Фильм неровный, но посмотреть его определенно стоит: Дилану Кидду удается главное. Дядюшка таскает парня по ночным клубам и знакомит с модными женщинами. Однако у того не получается присвоить чужой опыт. Скромные достижения юноши обусловлены собственными возрастом, непосредственностью, обаянием. Дядя дрессирует парня, будто профессор эротических наук, словно опытный методист-сексопатолог. Однако теория не прививается к живому чужому телу, нет. Собственную жизнь приходится проживать самостоятельно, игнорируя бесполезный опыт искушенных предков.

Забавно, но в финале Дилан Кидд вроде бы повторяет ход Вуди Аллена. Флиртуя с одноклассницей, паренек воспроизводит кусочек дядиного опыта: интонацию, ужимку, повадку. Остановив кадр, Кидд предлагает вглядеться и сравнить. Ничего общего: разные люди, случайное совпадение.

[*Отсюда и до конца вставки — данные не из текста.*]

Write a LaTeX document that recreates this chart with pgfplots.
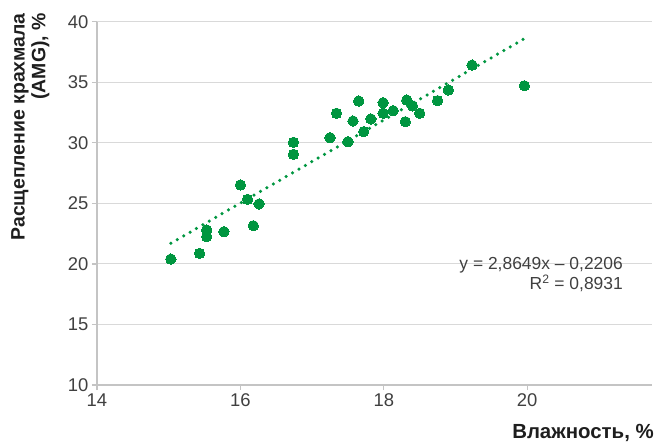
\documentclass[border=0pt]{standalone}
\usepackage{pgfplots}
\pgfplotsset{compat=1.18}
\usepackage{fontspec}
\setmainfont{Liberation Sans}
\definecolor{ptgreen}{RGB}{0,150,64}
\definecolor{gridc}{RGB}{217,217,217}
\definecolor{axc}{RGB}{196,196,196}
\definecolor{txt}{RGB}{64,64,64}
\definecolor{lab}{RGB}{30,30,30}
\begin{document}
\begin{tikzpicture}
\begin{axis}[
  scale only axis, width=555bp, height=363.3bp,
  xmin=14, xmax=21.74, ymin=10, ymax=40,
  xtick={14,16,18,20}, ytick={10,15,20,25,30,35,40},
  axis x line*=bottom, axis y line*=left,
  ymajorgrids, major grid style={gridc, line width=1bp},
  axis line style={axc, line width=1.3bp},
  tick style={axc, line width=1.3bp},
  tick align=outside, major tick length=5bp,
  ticklabel style={font=\fontsize{18.5}{20}\selectfont, text=txt},
  /pgf/number format/assume math mode=true,
  clip=false,
]
\addplot[ptgreen, line width=3.5bp, dash pattern=on 0bp off 7.4bp, line cap=round]
  coordinates {(15.03,21.7) (19.96,38.6)};
\addplot[only marks, mark=*, mark size=5.2bp, mark options={fill=ptgreen, draw=ptgreen, line width=0pt}]
  table {
x y
15.03 20.40
15.43 20.87
15.53 22.25
15.53 22.80
15.77 22.66
16.00 26.52
16.10 25.33
16.26 24.95
16.18 23.15
16.74 30.04
16.74 29.05
17.25 30.42
17.34 32.44
17.50 30.09
17.57 31.80
17.65 33.45
17.72 30.92
17.82 31.97
17.99 33.31
17.99 32.44
18.13 32.65
18.32 33.53
18.40 33.05
18.30 31.74
18.50 32.44
18.75 33.48
18.90 34.36
19.23 36.42
19.96 34.71
};
\end{axis}
\node[anchor=base east, inner sep=0pt, font=\fontsize{17.5}{20}\selectfont, text=txt] at (526bp,115bp) {y = 2,8649x – 0,2206};
\node[anchor=base east, inner sep=0pt, font=\fontsize{17.5}{20}\selectfont, text=txt] at (526bp,95bp) {R\textsuperscript{2} = 0,8931};
\node[rotate=90, anchor=north east, align=right, inner sep=0pt, font=\bfseries\fontsize{19.5}{21}\selectfont, text=lab] at (-86bp,372bp) {Расщепление крахмала\\(AMG), \%};
\node[anchor=base east, inner sep=0pt, font=\bfseries\fontsize{20.5}{22}\selectfont, text=lab] at (557bp,-53bp) {Влажность, \%};
\pgfresetboundingbox
\path (-97bp,-57bp) rectangle (557bp,385bp);
\end{tikzpicture}
\end{document}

"Я не знаю цены царству, - говорит Вильгельм Мейстер в финале одноименного романа воспитания. - Я обрел такое счастье, которого не заслуживаю и которое не променяю ни на что в мире". В конечном счете, "счастье" Вильгельма - его опыт. Променять нипочем не получится, с минимальными потерями донести до читающей публики - может быть.